General Discussion
In reply to the discussion: 'Black' NAACP leader outed as white woman [View all]haele
(15,412 posts)Nor in the Middle East. Over the years, I've met many a person that was identified as "black", or who's family was black, who was as light or lighter than she is. There were pamphlets written in the 19th century for government and police officials on how to detect when a black person (i.e., a person who was at least 1/64th African) was trying to "pass", and just from the pictures presented, she could have been tagged as "not white", no matter what she tried to say she was.
They would look at the shape of her eyes, nose, and face, the texture of her hair, the color of her eyes, and skin tone. With today's product, hair texture is a bit difficult to tell from her pictures, but I suspect that the early 19th century slave catchers in Georgia and Louisiana wouldn't care, she's hit at least 5 of the 6 traits I've described, and they'd be asking around for anyone who could make a fuss for her as being white if they had a potential client lined up for the "recovery" of a light-skinned slave of her age.

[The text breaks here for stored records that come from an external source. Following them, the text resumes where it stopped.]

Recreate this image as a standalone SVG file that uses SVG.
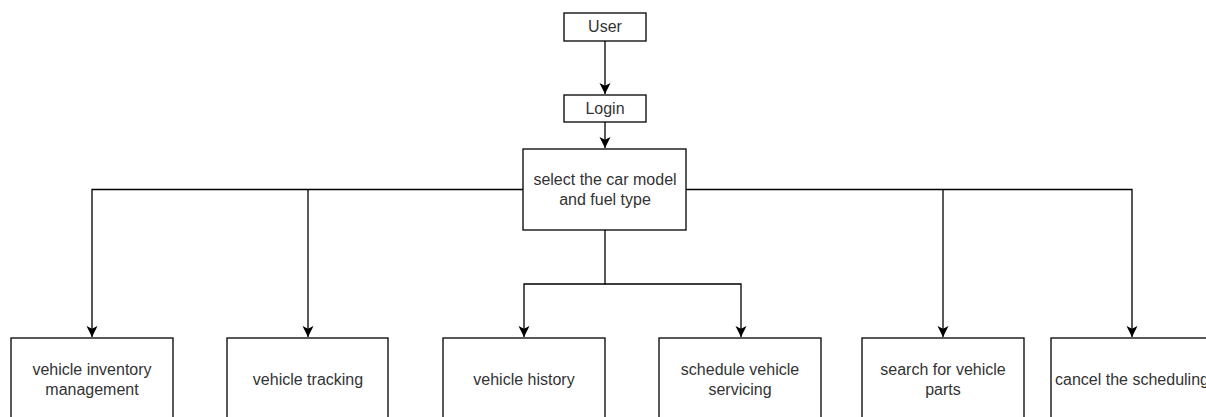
<svg xmlns="http://www.w3.org/2000/svg" width="1206" height="417" viewBox="0 0 1206 417">
<defs>
<style>
.box{fill:#fff;stroke:#000;stroke-width:1.3}
.t{font-family:"Liberation Sans",Arial,sans-serif;font-size:16px;fill:#333;text-anchor:middle}
.c{fill:none;stroke:#000;stroke-width:1.3}
</style>
<marker id="ah" markerWidth="11" markerHeight="12" refX="10" refY="5" orient="auto" markerUnits="userSpaceOnUse" viewBox="0 0 10 10">
<path d="M0,0 L10,5 L0,10 L2.5,5 Z" fill="#000"/>
</marker>
</defs>
<rect width="1206" height="417" fill="#fff"/>
<g id="connectors">
<path class="c" d="M605,41 V94" marker-end="url(#ah)"/>
<path class="c" d="M605,122 V148" marker-end="url(#ah)"/>
<path class="c" d="M523,189.5 H92 V337" marker-end="url(#ah)"/>
<path class="c" d="M308,189.5 V337" marker-end="url(#ah)"/>
<path class="c" d="M686,189.5 H1132 V337" marker-end="url(#ah)"/>
<path class="c" d="M943,189.5 V337" marker-end="url(#ah)"/>
<path class="c" d="M605,230 V284 H524 V337" marker-end="url(#ah)"/>
<path class="c" d="M605,284 H741 V337" marker-end="url(#ah)"/>
</g>
<g id="user">
<rect class="box" x="564" y="13" width="82" height="28"/>
<text class="t" x="605" y="32">User</text>
</g>
<g id="login">
<rect class="box" x="564" y="95" width="82" height="27"/>
<text class="t" x="605" y="114">Login</text>
</g>
<g id="select">
<rect class="box" x="523" y="149" width="163" height="81"/>
<text class="t" x="605" y="185">select the car model</text>
<text class="t" x="605" y="205">and fuel type</text>
</g>
<g id="inventory">
<rect class="box" x="11" y="338" width="162" height="82"/>
<text class="t" x="92" y="375">vehicle inventory</text>
<text class="t" x="92" y="395">management</text>
</g>
<g id="tracking">
<rect class="box" x="227" y="338" width="161" height="82"/>
<text class="t" x="308" y="385">vehicle tracking</text>
</g>
<g id="history">
<rect class="box" x="443" y="338" width="162" height="82"/>
<text class="t" x="524" y="385">vehicle history</text>
</g>
<g id="servicing">
<rect class="box" x="659" y="338" width="162" height="82"/>
<text class="t" x="740" y="375">schedule vehicle</text>
<text class="t" x="740" y="395">servicing</text>
</g>
<g id="parts">
<rect class="box" x="862" y="338" width="162" height="82"/>
<text class="t" x="943" y="375">search for vehicle</text>
<text class="t" x="943" y="395">parts</text>
</g>
<g id="cancel">
<rect class="box" x="1051" y="338" width="162" height="82"/>
<text class="t" x="1132" y="385">cancel the scheduling</text>
</g>
</svg>
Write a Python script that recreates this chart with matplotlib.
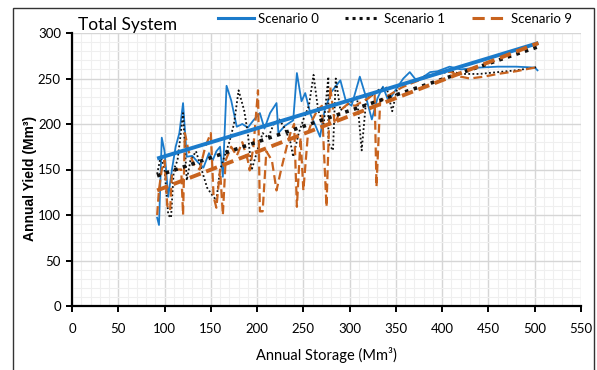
import matplotlib
matplotlib.use("Agg")
import matplotlib.pyplot as plt
from matplotlib.patches import Rectangle
from matplotlib.ticker import MultipleLocator

# ---- data ----
s0_x = [92, 94, 97, 100, 104, 108, 112, 116, 120, 124, 130, 136, 142, 148, 152, 156, 160, 163, 167, 172,
        178, 184, 190, 196, 203, 208, 214, 221, 223, 230, 239, 243, 248, 252, 258, 264, 268, 273, 280, 290,
        296, 302, 311, 317, 324, 330, 336, 342, 350, 358, 365, 372, 380, 387, 395, 408, 420, 440, 460, 480,
        500, 503]
s0_y = [97, 89, 185, 170, 120, 150, 175, 190, 223, 164, 165, 158, 152, 168, 160, 170, 175, 142, 242, 226,
        197, 200, 196, 204, 212, 195, 212, 223, 190, 198, 204, 256, 225, 234, 210, 196, 186, 215, 235, 248,
        225, 220, 252, 232, 205, 228, 241, 225, 238, 250, 257, 248, 252, 257, 258, 263, 260, 262, 263, 263,
        262, 259]

s1_x = [92, 96, 100, 104, 107, 110, 114, 117, 120, 124, 128, 134, 140, 146, 150, 156, 160, 165, 170, 175,
        180, 186, 190, 194, 200, 206, 212, 218, 224, 230, 236, 239, 245, 250, 256, 261, 266, 272, 277, 277,
        282, 285, 290, 296, 302, 308, 313, 318, 325, 332, 340, 346, 352, 360, 370, 380, 390, 400, 410, 420,
        440, 460, 480, 500, 503]
s1_y = [145, 165, 150, 100, 97, 150, 160, 185, 212, 138, 160, 170, 150, 130, 124, 116, 150, 165, 180, 200,
        237, 215, 190, 149, 170, 190, 185, 200, 205, 195, 180, 164, 190, 205, 220, 254, 215, 200, 252, 179,
        171, 250, 215, 220, 225, 230, 171, 228, 232, 238, 240, 214, 242, 245, 248, 252, 254, 256, 258, 255,
        255, 257, 259, 262, 263]

s9_x = [92, 94, 97, 100, 103, 106, 108, 112, 118, 120, 122, 126, 132, 138, 144, 150, 153, 156, 160, 163,
        166, 172, 178, 184, 190, 192, 196, 201, 203, 206, 210, 216, 221, 226, 232, 236, 240, 243, 247, 250,
        255, 260, 265, 270, 275, 279, 284, 290, 298, 306, 314, 320, 327, 329, 333, 340, 348, 356, 365, 375,
        385, 392, 400, 410, 420, 430, 445, 460, 480, 500, 503]
s9_y = [100, 128, 150, 160, 110, 105, 145, 150, 150, 100, 190, 170, 155, 150, 175, 190, 120, 108, 150, 100,
        160, 175, 165, 180, 160, 149, 175, 237, 104, 104, 170, 160, 127, 150, 175, 190, 200, 109, 185, 127,
        190, 205, 215, 220, 109, 241, 200, 215, 222, 220, 225, 228, 234, 131, 225, 230, 235, 240, 244, 248,
        252, 255, 258, 257, 252, 250, 252, 255, 258, 262, 263]

# linear trend lines (end points)
trend_x = [92, 504]
trend0 = [162, 289]
trend1 = [143, 285]
trend9 = [127, 289]

labels = ["Scenario 0", "Scenario 1", "Scenario 9"]
x_ticks = list(range(0, 551, 50))
y_ticks = list(range(0, 301, 50))

BLUE = "#1B7BCB"
ORANGE = "#C8631E"
BLACK = "#111111"
FONT = "Lato"

W, H = 597, 370
fig = plt.figure(figsize=(W / 100, H / 100), dpi=100)
ax = fig.add_axes([72 / W, 1 - 306 / H, (581 - 72) / W, (306 - 33) / H])

# border
fig.patches.append(Rectangle((13 / W, -0.05), (594 - 13) / W, (1 - 8 / H) + 0.05,
                             transform=fig.transFigure, fill=False, edgecolor="#333333", lw=1.0))

ax.set_xlim(0, 550)
ax.set_ylim(0, 300)
ax.xaxis.set_major_locator(MultipleLocator(50))
ax.yaxis.set_major_locator(MultipleLocator(50))
ax.xaxis.set_minor_locator(MultipleLocator(10))
ax.yaxis.set_minor_locator(MultipleLocator(10))
ax.grid(which="major", color="#d6d6d6", lw=1.0)
ax.grid(which="minor", color="#efefef", lw=0.8)
ax.set_axisbelow(True)

l0, = ax.plot(s0_x, s0_y, color=BLUE, lw=1.3, label=labels[0])
l1, = ax.plot(s1_x, s1_y, color=BLACK, lw=1.3, ls=(0, (1, 1.3)), label=labels[1])
l9, = ax.plot(s9_x, s9_y, color=ORANGE, lw=1.6, ls=(0, (4, 2)), label=labels[2])

ax.plot(trend_x, trend0, color=BLUE, lw=2.8, solid_capstyle="butt")
ax.plot(trend_x, trend1, color=BLACK, lw=2.6, ls=(0, (1, 1.5)))
ax.plot(trend_x, trend9, color=ORANGE, lw=2.8, ls=(0, (3, 1.5)))

for s in ["top", "right"]:
    ax.spines[s].set_visible(False)
for s in ["left", "bottom"]:
    ax.spines[s].set_linewidth(1.6)
    ax.spines[s].set_color("black")
ax.tick_params(which="major", direction="out", length=4, width=1.4, color="black", labelsize=9.5, pad=4)
ax.tick_params(which="minor", length=0)
ax.set_xticks(x_ticks)
ax.set_yticks(y_ticks)
for t in ax.get_xticklabels() + ax.get_yticklabels():
    t.set_fontfamily(FONT)
ax.tick_params(axis="x", pad=8)
ax.tick_params(axis="y", pad=4)

ax.set_xlabel("Annual Storage (Mm³)", fontfamily=FONT, fontsize=10.5, labelpad=9)
fig.text(30 / W, 1 - 178 / H, "Annual Yield (Mm³)", rotation=90, ha="center", va="center",
         fontfamily="Liberation Sans", fontweight="bold", fontsize=10)

fig.text(78 / W, 1 - 25 / H, "Total System", fontfamily=FONT, fontsize=12.5, ha="left", va="center")

leg = fig.legend(handles=[l0, l1, l9], loc="center left", bbox_to_anchor=(218 / W, 1 - 19 / H),
                 ncol=3, frameon=False, prop={"family": FONT, "size": 9.5},
                 handlelength=2.7, handletextpad=0.3, columnspacing=2.0, borderpad=0, borderaxespad=0)
for h in leg.get_lines():
    h.set_linewidth(2.2)

fig.savefig("out.png", dpi=100)
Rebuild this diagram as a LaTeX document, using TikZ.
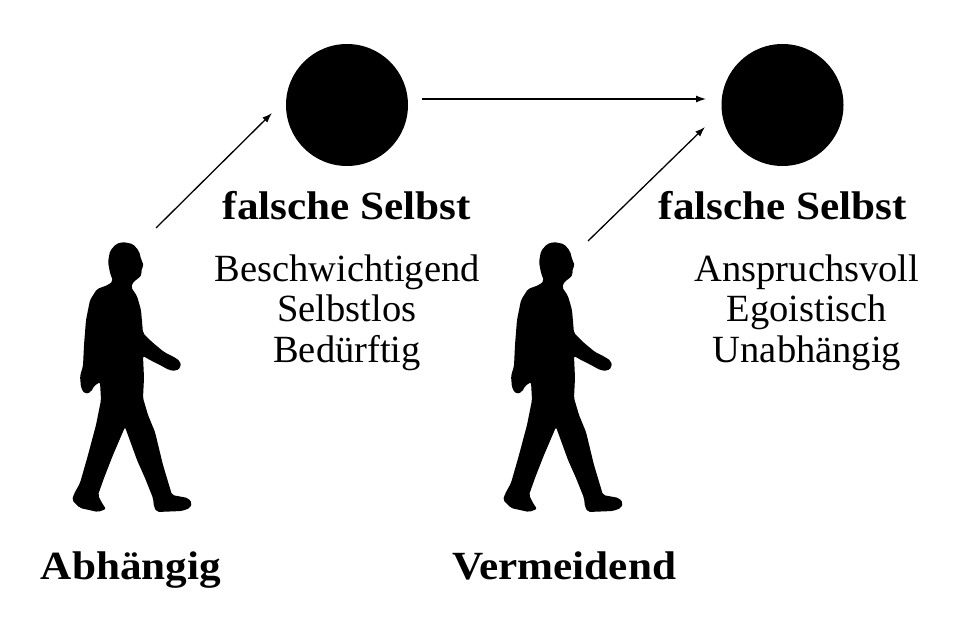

This often made it difficult for some 19th century Irish and similar immigrants from the southwest of Britain, because depending on how many of their ancestors went fishing down in the Canaries or interacted with the Spanish Moors (which many did), many families have carried a broad "african" nose and grey-green eyes or a clear, olive-based skin tone common to North Africa and some of the Berbers. There are a few incidences of non-english speaking Europeans taken for run-away slaves and sold to plantations in the deep south up until almost the Civil War. If a slave with (to put it politely) more caucasian that african ancestry made it far enough north, it was much easier to pull off being a white man or woman who's family came from Ireland or Great Britain (or from any of the other Southern European countries) and start a new life.
Actually, I think that's what happened with a 2x Great Grandfather of mine who started off as a maitre de at an upscale hotel; when doing the family tree, he suddenly popped up as a 25/26 year old in Chicago around 1859, and no other record could be found of him or anyone else with a similar name around his age anywhere else.
The letters from my 2x Great Grandmother to her swooning friends described as very handsome man with a slight drawl; an oval face with flaring nostrils, almost six foot, piercing green-grey eyes, clear olive skin, and thick, curling light brown hair. Hmmm...of course, that side of my family would never consider he might have been anything but a handsome, penniless immigrant with exquisite manners who made a good living for himself. Except my own father, a history teacher, who often made his grey-eyed, curly haired mother very upset with some of his suggestions when he got annoyed at some of her John Bircher antics.
Anyway, back to the original story.
I suspect that since she apparently could self-identify and perhaps "passed" as black in her youth, there might have been some African or African American in her family anyway, if part of her family tree was either from Southwestern Britain or Ireland, or had been in the US since the early 1800s. I also suspect that if her parents are making a big deal about it, they're not wanting their friends to know that there might be enough AA in their family that in some places, they'd also be considered black, and lose some things they feel entitled to in a social - or even legal - setting.
Honestly, if the lady has a job as a regional head of the NAACP, she's made something of herself, and there's nothing any parent should be ashamed about.